When the goaltender got his chance in his fourth stop, he shined.
Schaefer, a 6-foot-2, 200-pound netminder, excelled once he was traded to the Pittsburgh Penguins and assigned Wilkes-Barre/Scranton on Feb. 27. The 27-year-old went 9-5-0 with a 2.24 goals-against average in 15 starts with the Baby Penguins.
He was strong in the postseason, too, as he led Wilkes-Barre/Scranton to the Calder Cup East Division Finals, where the team fell to Hershey.
It was quite a finish for the Yellow Grass, Saskatoon, native – and probably one he did not envision when he started the season with San Jose.
“When you look back at his season, he started in San Jose and, at one point, was told he was going to be the backup goalie there,” said Penguins Assistant General Manager Chuck Fletcher, who oversees Wilkes-Barre/Scranton. “He was sent to Worcester (AHL), where they had three goaltenders.
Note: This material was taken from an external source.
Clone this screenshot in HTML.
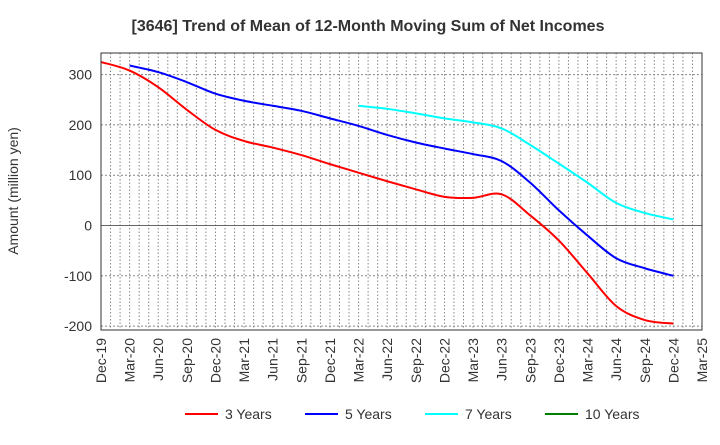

So, they moved him to Hershey to give him a chance to play. He went there and really never got a chance to get adjusted.
“Then, he ended up in Wilkes-Barre/Scranton. This is a guy who played for four different teams this year and really never had his wife living with him. He was dealt with a lot of adversity off the ice, in terms of situations he thought would happen, never did, and he ended up getting traded late in the year to a team that wanted him and he responded with great hockey. He is another young man that looks like he’s right on the doorstep. His career can certainly get to the next level and he can certainly become an NHL goaltender pretty quickly.”
Schaefer, a former Providence College standout, got his first taste of the NHL in the 2005-06 season with San Jose. He went 5-1-0 and had a 1.88 GAA and .920 save percentage in seven games. He is the first Sharks goaltender to begin his career with five consecutive wins. However, established NHL goalies Evgeny Nabokov and Vesa Toskala were ahead of Schaefer on the Sharks’ depth chart and posed a roadblock to his NHL longevity in San Jose.
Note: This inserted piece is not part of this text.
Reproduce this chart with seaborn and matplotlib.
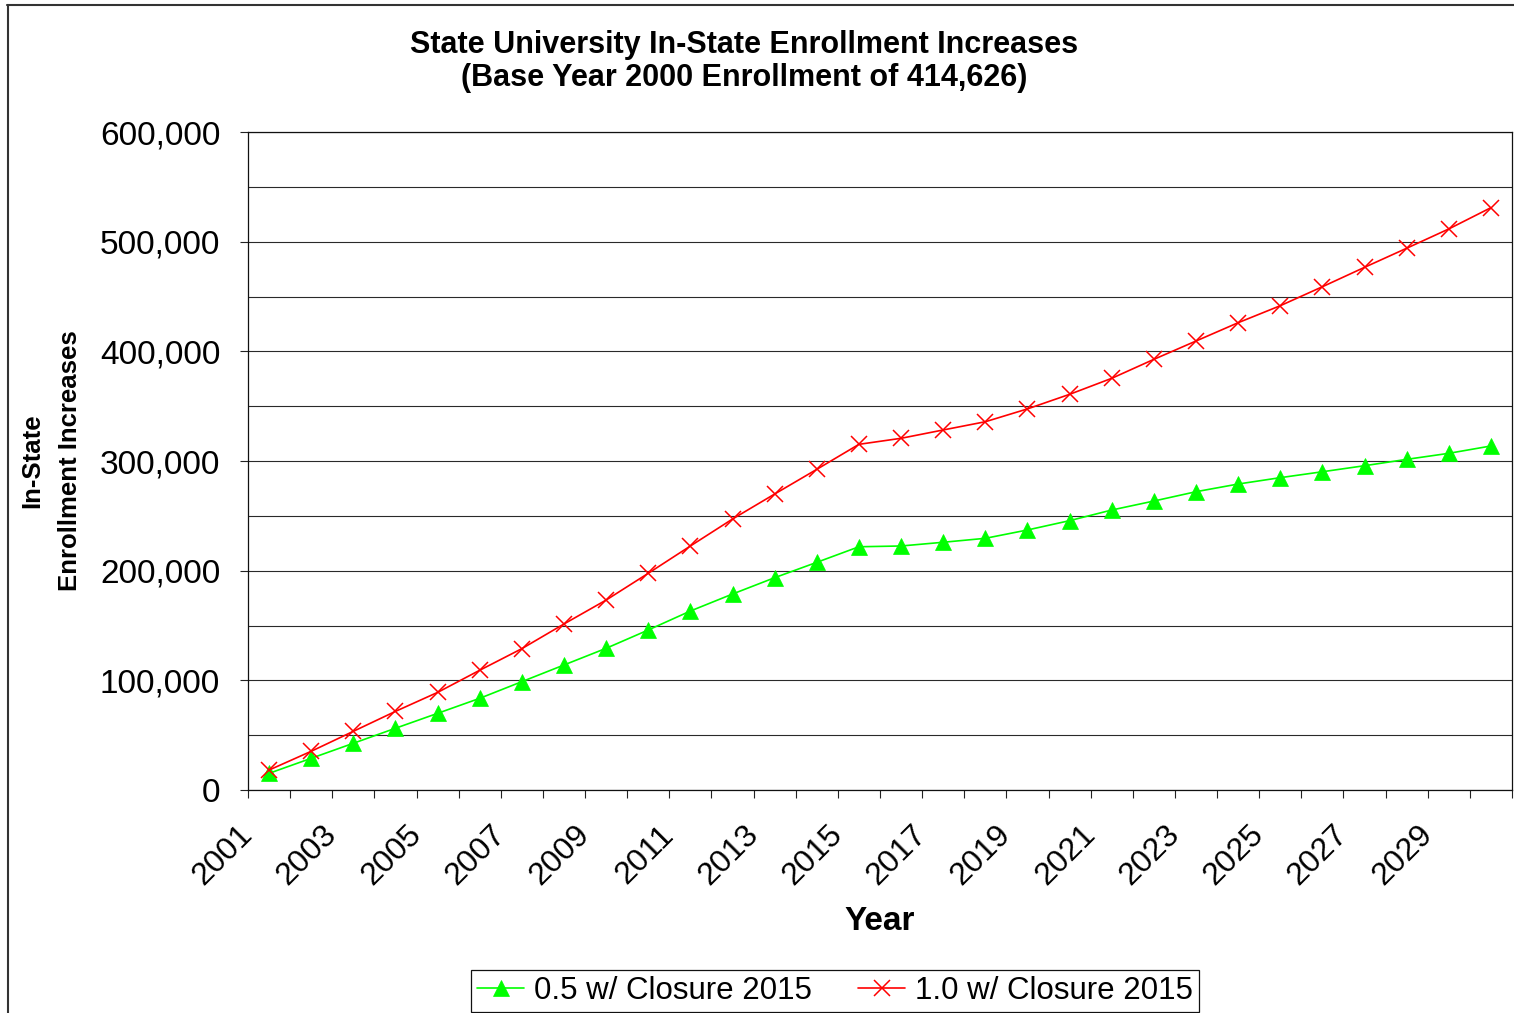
import matplotlib
matplotlib.use("Agg")
import matplotlib.pyplot as plt
from matplotlib.lines import Line2D
from matplotlib.transforms import ScaledTranslation
import numpy as np
import pandas as pd
import seaborn as sns

# ---- data -------------------------------------------------------------
years = [2001, 2002, 2003, 2004, 2005, 2006, 2007, 2008, 2009, 2010,
         2011, 2012, 2013, 2014, 2015, 2016, 2017, 2018, 2019, 2020,
         2021, 2022, 2023, 2024, 2025, 2026, 2027, 2028, 2029, 2030]

half_closure = [15200, 28900, 42600, 56300, 69900, 83600, 98800, 114000, 129200, 145900,
                163200, 178700, 193600, 207600, 221800, 222500, 225900, 229500, 237100, 245600,
                255300, 263500, 272000, 279000, 284800, 290200, 295700, 301500, 307000, 313700]

full_closure = [18200, 35300, 53500, 71700, 89000, 109200, 128900, 151400, 173200, 197600,
                222500, 247100, 269900, 292400, 315200, 320700, 328300, 335800, 347500, 360800,
                375400, 392700, 409400, 426100, 441600, 458900, 476600, 494000, 511600, 531000]

series_names = ["0.5 w/ Closure 2015", "1.0 w/ Closure 2015"]
series_values = [half_closure, full_closure]
series_colors = ["#00FF00", "#FF0000"]
series_markers = ["^", "x"]

title_lines = ["State University In-State Enrollment Increases",
               "(Base Year 2000 Enrollment of 414,626)"]
ylabel_lines = ["In-State", "Enrollment Increases"]
xlabel = "Year"
labeled_years = [2001, 2003, 2005, 2007, 2009, 2011, 2013, 2015,
                 2017, 2019, 2021, 2023, 2025, 2027, 2029]

# ---- style ------------------------------------------------------------
sns.set_style("white")
plt.rcParams["font.family"] = ["Liberation Sans", "DejaVu Sans"]
plt.rcParams.update({"text.color": "black", "axes.labelcolor": "black",
                     "xtick.color": "black", "ytick.color": "black"})

W, H, DPI = 1514, 1013, 100
fig = plt.figure(figsize=(W / DPI, H / DPI), dpi=DPI)
ax = fig.add_axes([248 / W, 1 - 790 / H, (1512 - 248) / W, (790 - 132) / H])

# one lineplot per scenario (filled triangles and line-art crosses)
handles = []
for name, vals, color, marker in zip(series_names, series_values, series_colors, series_markers):
    frame = pd.DataFrame({"Year": years, "Enrollment": vals})
    mew = 0.5 if marker == "^" else 1.1
    sns.lineplot(data=frame, x="Year", y="Enrollment", ax=ax, color=color,
                 marker=marker, markersize=11, markerfacecolor=color,
                 markeredgecolor=color, markeredgewidth=mew, linewidth=1.2,
                 legend=False)
    handles.append(Line2D([], [], color=color, marker=marker, markersize=11,
                          markerfacecolor=color, markeredgecolor=color,
                          markeredgewidth=mew, linewidth=1.2))

# ---- axes -------------------------------------------------------------
ax.set_xlim(years[0] - 0.5, years[-1] + 0.5)
ax.set_ylim(0, 600000)

ax.set_yticks(np.arange(0, 600001, 100000))
ax.set_yticks(np.arange(50000, 600000, 100000), minor=True)
ax.yaxis.set_major_formatter(matplotlib.ticker.FuncFormatter(lambda v, p: f"{int(v):,}"))
ax.grid(True, axis="y", which="both", color="#2a2a2a", linewidth=0.8)
ax.grid(False, axis="x")
ax.tick_params(axis="y", which="major", direction="out", length=6, width=0.8,
               color="#222222", labelcolor="black", labelsize=24, pad=14, left=True)
ax.tick_params(axis="y", which="minor", length=0)

# category boundaries carry the tick marks, category centres carry the labels
ax.set_xticks(np.arange(years[0] - 0.5, years[-1] + 1, 1.0))
ax.set_xticklabels([])
ax.set_xticks(labeled_years, minor=True)
ax.set_xticklabels([str(y) for y in labeled_years], minor=True)
ax.tick_params(axis="x", which="major", direction="out", length=6, width=0.8,
               color="#222222", bottom=True)
ax.tick_params(axis="x", which="minor", length=0, labelsize=23, pad=29,
               labelcolor="black")
offset = ScaledTranslation(-21 / DPI, 0, fig.dpi_scale_trans)
for lbl in ax.get_xticklabels(minor=True):
    lbl.set_rotation(45)
    lbl.set_ha("right")
    lbl.set_va("center")
    lbl.set_rotation_mode("anchor")
    lbl.set_transform(lbl.get_transform() + offset)

for side in ["left", "bottom", "right", "top"]:
    ax.spines[side].set_visible(True)
    ax.spines[side].set_color("#111111")
    ax.spines[side].set_linewidth(0.9)

ax.set_xlabel(xlabel, fontsize=24, fontweight="bold", color="black")
ax.xaxis.set_label_coords(0.5, (790 - 922) / (790 - 132))
ax.xaxis.label.set_va("center")
ax.set_ylabel("")

# ---- titles -----------------------------------------------------------
fig.text(744 / W, 1 - 45 / H, title_lines[0], ha="center", va="center",
         fontsize=22, fontweight="bold", color="black")
fig.text(744 / W, 1 - 78 / H, title_lines[1], ha="center", va="center",
         fontsize=22, fontweight="bold", color="black")
fig.text(32 / W, 1 - 461 / H, ylabel_lines[0], rotation=90, ha="center", va="center",
         fontsize=18.5, fontweight="bold", color="black")
fig.text(70 / W, 1 - 461 / H, ylabel_lines[1], rotation=90, ha="center", va="center",
         fontsize=18.5, fontweight="bold", color="black")

# ---- legend -----------------------------------------------------------
leg = fig.legend(handles, series_names, loc="center", ncol=2,
                 bbox_to_anchor=(835 / W, 1 - 991 / H), fontsize=22.5,
                 frameon=True, fancybox=False, edgecolor="#111111",
                 handlelength=1.5, handletextpad=0.3, columnspacing=1.5,
                 borderpad=0.2, framealpha=1)
leg.get_frame().set_linewidth(0.9)
for t in leg.get_texts():
    t.set_color("black")

# ---- outer chart border ----------------------------------------------
fig.add_artist(Line2D([7.5 / W, 7.5 / W], [0, 1 - 5.5 / H], transform=fig.transFigure,
                      color="#333333", linewidth=1.5))
fig.add_artist(Line2D([7 / W, 1], [1 - 5.5 / H, 1 - 5.5 / H], transform=fig.transFigure,
                      color="#333333", linewidth=1.5))

fig.savefig("out.png", dpi=DPI, facecolor="white")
The 2000 fifth-round draft pick (166th overall) was assigned to Worcester to begin 2006-07 and later appeared with Hershey, combining for a 5-11-3 record to go along with a 2.93 GAA and .894 save percentage with those clubs.
However, the Penguins had a place for Nolan, the younger brother of Senators winger Peter Schaefer. Pittsburgh acquired the goaltender for a seventh-round pick in this year’s NHL Entry Draft and he quickly responded.
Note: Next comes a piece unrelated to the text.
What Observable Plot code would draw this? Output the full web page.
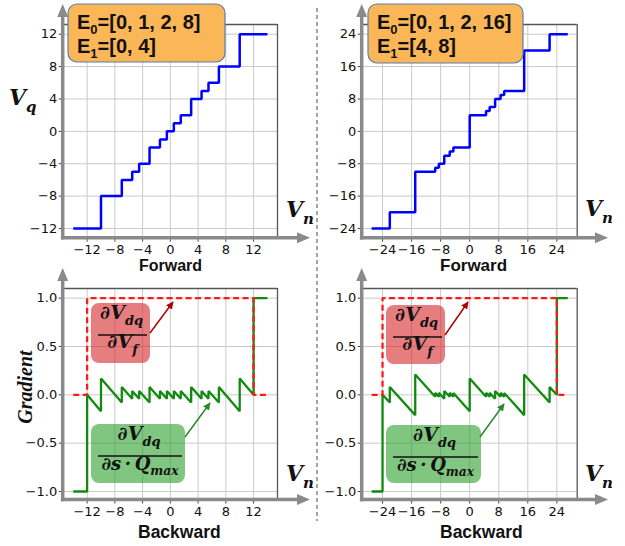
<!DOCTYPE html>
<html><head><meta charset="utf-8">
<script src="https://cdn.jsdelivr.net/npm/d3@7"></script>
<script src="https://cdn.jsdelivr.net/npm/@observablehq/plot@0.6"></script>
<style>
body{margin:0;background:#fff;}
#wrap{position:relative;width:625px;height:546px;overflow:hidden;background:#fff;}
#wrap svg{position:absolute;left:0;top:0;}
</style></head><body><div id="wrap"></div>
<script>
// ---------- data ----------
// Forward (quantizer output Vq vs input Vn), step-after breakpoints
const fwdX1 = [-14,-10,-7,-5.5,-4.5,-3,-1.5,-0.5,0.5,1.5,3,4.5,5.5,7,10,14];
const fwdY1 = [-12,-8,-6,-5,-4,-2,-1,0,1,2,4,5,6,8,12,12];
const fwdX2 = [-27,-22,-15,-9.5,-8.5,-7,-5.5,-4.5,0,4.5,5.5,7,8.5,9.5,15,22,27];
const fwdY2 = [-24,-20,-10,-9,-8,-6,-5,-4,4,5,6,8,9,10,20,24,24];
// Backward: dVdq/dVf (red dashed)
const redX1 = [-14,-12,-12,12,12,14];
const redY1 = [0,0,1,1,0,0];
const redX2 = [-27,-24,-24,24,24,27];
const redY2 = [0,0,1,1,0,0];
// Backward: dVdq/(ds*Qmax) (green)
const grnX1 = [-14,-12,-12,-10,-10,-7,-7,-5.5,-5.5,-4.5,-4.5,-3,-3,-1.5,-1.5,-0.5,-0.5,0.5,0.5,1.5,1.5,3,3,4.5,4.5,5.5,5.5,7,7,10,10,12,12,14];
const grnY1 = [-1,-1,0,-0.17,0.17,-0.08,0.08,-0.04,0.04,-0.04,0.04,-0.08,0.08,-0.04,0.04,-0.04,0.04,-0.04,0.04,-0.04,0.04,-0.08,0.08,-0.04,0.04,-0.04,0.04,-0.08,0.08,-0.17,0.17,0,1,1];
const grnX2 = [-27,-24,-24,-22,-22,-15,-15,-9.5,-9.5,-8.5,-8.5,-7,-7,-5.5,-5.5,-4.5,-4.5,0,0,4.5,4.5,5.5,5.5,7,7,8.5,8.5,9.5,9.5,15,15,22,22,24,24,27];
const grnY2 = [-1,-1,0,-0.08,0.08,-0.21,0.21,-0.02,0.02,-0.02,0.02,-0.04,0.04,-0.02,0.02,-0.02,0.02,-0.17,0.17,-0.02,0.02,-0.02,0.02,-0.04,0.04,-0.02,0.02,-0.02,0.02,-0.21,0.21,-0.08,0.08,0,1,1];
// ticks
const ticks1 = [-12,-8,-4,0,4,8,12];
const ticks2 = [-24,-16,-8,0,8,16,24];
const gradTicks = [-1,-0.5,0,0.5,1];
// legend texts
const legend1 = [["E","0","=[0, 1, 2, 8]"],["E","1","=[0, 4]"]];
const legend2 = [["E","0","=[0, 1, 2, 16]"],["E","1","=[4, 8]"]];
const xLabelTop = "Forward", xLabelBottom = "Backward";

// ---------- helpers ----------
const pts = (xs, ys) => xs.map((x, i) => ({x, y: ys[i]}));
const minus = v => (v < 0 ? "\u2212" + Math.abs(v) : String(v));
const fmtInt = d => minus(d);
const fmtDec = d => (d < 0 ? "\u2212" + Math.abs(d).toFixed(1) : d.toFixed(1));
const W = 625, H = 546;
const wrap = document.getElementById("wrap");

function panel({xd, yd, xt, yt, yfmt, L, R, T, B, lines}) {
  const p = Plot.plot({
    width: W, height: H,
    marginLeft: L, marginRight: W - R, marginTop: T, marginBottom: H - B,
    x: {domain: xd}, y: {domain: yd},
    style: {background: "transparent", overflow: "visible", fontFamily: "DejaVu Sans", fontSize: "13px", color: "#111"},
    marks: [
      Plot.gridX(xt, {stroke: "#c9c9c9", strokeOpacity: 1, strokeWidth: 1}),
      Plot.gridY(yt, {stroke: "#c9c9c9", strokeOpacity: 1, strokeWidth: 1}),
      Plot.ruleY([yd[1]], {stroke: "#555", strokeWidth: 1.3}),
      Plot.ruleX([xd[1]], {stroke: "#555", strokeWidth: 1.3}),
      ...lines,
      Plot.axisX(xt, {tickFormat: fmtInt, tickSize: 4, tickPadding: 3, stroke: "#444", fontSize: 13, label: null}),
      Plot.axisY(yt, {tickFormat: yfmt, tickSize: 4, tickPadding: 2, stroke: "#444", fontSize: 13, label: null})
    ]
  });
  wrap.appendChild(p);
  return p;
}

const blue = d => Plot.line(d, {x: "x", y: "y", curve: "step-after", stroke: "#0000ff", strokeWidth: 2.5, strokeLinejoin: "miter", strokeLinecap: "butt"});
const green = d => Plot.line(d, {x: "x", y: "y", stroke: "#108a10", strokeWidth: 2.3, strokeLinejoin: "miter", strokeLinecap: "butt"});
const red = d => Plot.line(d, {x: "x", y: "y", stroke: "#ff1a1a", strokeWidth: 2.3, strokeDasharray: "6,3.5", strokeLinecap: "butt", strokeLinejoin: "miter"});

panel({xd: [-15.45, 15.45], yd: [-13.2, 13.2], xt: ticks1, yt: ticks1, yfmt: fmtInt, L: 62.7, R: 277, T: 24, B: 237.7, lines: [blue(pts(fwdX1, fwdY1))]});
panel({xd: [-29.6, 29.6], yd: [-26.4, 26.4], xt: ticks2, yt: ticks2, yfmt: fmtInt, L: 361.7, R: 576.7, T: 24, B: 237.7, lines: [blue(pts(fwdX2, fwdY2))]});
panel({xd: [-15.45, 15.45], yd: [-1.088, 1.1], xt: ticks1, yt: gradTicks, yfmt: fmtDec, L: 62.7, R: 277, T: 288, B: 499.5, lines: [green(pts(grnX1, grnY1)), red(pts(redX1, redY1))]});
panel({xd: [-29.6, 29.6], yd: [-1.088, 1.1], xt: ticks2, yt: gradTicks, yfmt: fmtDec, L: 361.7, R: 576.7, T: 288, B: 499.5, lines: [green(pts(grnX2, grnY2)), red(pts(redX2, redY2))]});

// ---------- overlay ----------
const svg = d3.select(wrap).append("svg").attr("width", W).attr("height", H);
const defs = svg.append("defs");
function marker(id, color) {
  defs.append("marker").attr("id", id).attr("viewBox", "0 0 10 10").attr("refX", 9).attr("refY", 5)
    .attr("markerWidth", 5).attr("markerHeight", 5).attr("orient", "auto")
    .append("path").attr("d", "M0,0L10,5L0,10z").attr("fill", color);
}
marker("mr", "#b00000"); marker("mg", "#2a8a2a");

// separator
svg.append("line").attr("x1", 317).attr("x2", 317).attr("y1", 8).attr("y2", 521)
  .attr("stroke", "#888").attr("stroke-width", 1.5).attr("stroke-dasharray", "4,3");

// axis arrows
const AX = "#8a8a8a";
function axes(x0, y0, yTip, xTip) {
  svg.append("line").attr("x1", x0).attr("x2", x0).attr("y1", y0 + 1.8).attr("y2", yTip + 11).attr("stroke", AX).attr("stroke-width", 3.5);
  svg.append("path").attr("d", `M${x0},${yTip}L${x0 + 5.5},${yTip + 13}L${x0 - 5.5},${yTip + 13}Z`).attr("fill", AX);
  svg.append("line").attr("x1", x0 - 1.8).attr("x2", xTip - 11).attr("y1", y0).attr("y2", y0).attr("stroke", AX).attr("stroke-width", 3.5);
  svg.append("path").attr("d", `M${xTip},${y0}L${xTip - 13},${y0 - 5.5}L${xTip - 13},${y0 + 5.5}Z`).attr("fill", AX);
}
axes(62.7, 237.7, 4, 310);
axes(361.7, 237.7, 4, 608);
axes(62.7, 499.5, 268, 310);
axes(361.7, 499.5, 268, 608);

// legend boxes
function legend(x, y, w, h, rows) {
  svg.append("rect").attr("x", x).attr("y", y).attr("width", w).attr("height", h).attr("rx", 9)
    .attr("fill", "#fbb657").attr("stroke", "#5a7fa8").attr("stroke-width", 1.2);
  rows.forEach((r, i) => {
    const t = svg.append("text").attr("x", x + 9).attr("y", y + 25 + i * 24)
      .attr("font-family", "Liberation Sans").attr("font-size", 20).attr("font-weight", "bold").attr("fill", "#111");
    t.append("tspan").text(r[0]);
    t.append("tspan").attr("font-size", 13).attr("dy", 5).text(r[1]);
    t.append("tspan").attr("dy", -5).text(r[2]);
  });
}
legend(68, 4, 157, 58, legend1);
legend(368, 4, 155, 59, legend2);

// math helper
function mtext(x, y, parts, size, anchor = "middle") {
  const t = svg.append("text").attr("x", x).attr("y", y).attr("text-anchor", anchor)
    .attr("font-family", "DejaVu Serif").attr("font-style", "italic").attr("font-weight", "bold")
    .attr("font-size", size).attr("fill", "#111");
  parts.forEach(([s, sub]) => {
    if (sub) t.append("tspan").attr("font-size", size * 0.68).attr("dy", size * 0.3).text(s);
    else t.append("tspan").attr("dy", t.selectAll("tspan").size() ? -size * 0.3 : 0).text(s);
  });
  return t;
}
function fracBox(x, y, w, h, fill, top, bot, botSize) {
  svg.append("rect").attr("x", x).attr("y", y).attr("width", w).attr("height", h).attr("rx", 8).attr("fill", fill).attr("fill-opacity", 0.6);
  const cx = x + w / 2;
  mtext(cx + 1, y + 22, top, 19);
  svg.append("line").attr("x1", x + 7).attr("x2", x + w - 3).attr("y1", y + 32).attr("y2", y + 32).attr("stroke", "#111").attr("stroke-width", 1.6);
  mtext(cx + 2, y + 51, bot, botSize);
}
function arrow(x1, y1, x2, y2, color, id) {
  svg.append("line").attr("x1", x1).attr("y1", y1).attr("x2", x2).attr("y2", y2)
    .attr("stroke", color).attr("stroke-width", 1.5).attr("marker-end", `url(#${id})`);
}
const topPart = [["\u2202V"], ["dq", true]];
const botRed = [["\u2202V"], ["f", true]];
const botGrn = [["\u2202s\u2009\u00b7\u2009Q"], ["max", true]];

fracBox(91, 303, 59, 60, "#d62728", topPart, botRed, 19);
arrow(150, 333, 173, 302, "#b00000", "mr");
fracBox(91, 424, 94, 59, "#2ca02c", topPart, botGrn, 18);
arrow(185, 437, 210, 403, "#2a8a2a", "mg");
fracBox(386, 305, 59, 59, "#d62728", topPart, botRed, 19);
arrow(445, 335, 468, 302, "#b00000", "mr");
fracBox(386, 425, 95, 58, "#2ca02c", topPart, botGrn, 18);
arrow(480, 437, 504, 404, "#2a8a2a", "mg");

// axis names
mtext(9, 112, [["V"], ["q", true]], 22, "start");
mtext(286, 224, [["V"], ["n", true]], 22, "start");
mtext(585, 223, [["V"], ["n", true]], 22, "start");
mtext(286, 488, [["V"], ["n", true]], 22, "start");
mtext(585, 488, [["V"], ["n", true]], 22, "start");
svg.append("text").attr("transform", "translate(32,387) rotate(-90)").attr("text-anchor", "middle")
  .attr("font-family", "Liberation Serif").attr("font-style", "italic").attr("font-weight", "bold")
  .attr("font-size", 20).attr("fill", "#111").text("Gradient");
function sLabel(x, y, s, size) {
  svg.append("text").attr("x", x).attr("y", y).attr("text-anchor", "start")
    .attr("font-family", "Liberation Sans").attr("font-weight", "bold").attr("font-size", size).attr("fill", "#111").text(s);
}
sLabel(139, 271, xLabelTop, 16);
sLabel(440, 271, xLabelTop, 17);
sLabel(138, 538, xLabelBottom, 17.5);
sLabel(440, 538, xLabelBottom, 17.5);
</script></body></html>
In his first 11 games, Schaefer posted an 8-3-0 record with a 1.98 GAA, a .918 save percentage (22 goals agains/267 shots) and one shutout. It earned him the Rbk X-Pulse/AHL Goaltender of the Month award in March.
“We picked him up at the end of February and he was the AHL goaltender of the month in March,” Fletcher said. “He played very well through the playoffs for us. He was a big factor in our success against Norfolk in the first round. In the only game we beat Hershey, he stole the game for us. He literally made 10 tremendous, NHL-caliber, point-blank saves to allow us to win that game when Hershey should have really beaten us in Game 4. I think we’re very pleased with how Nolan performed.”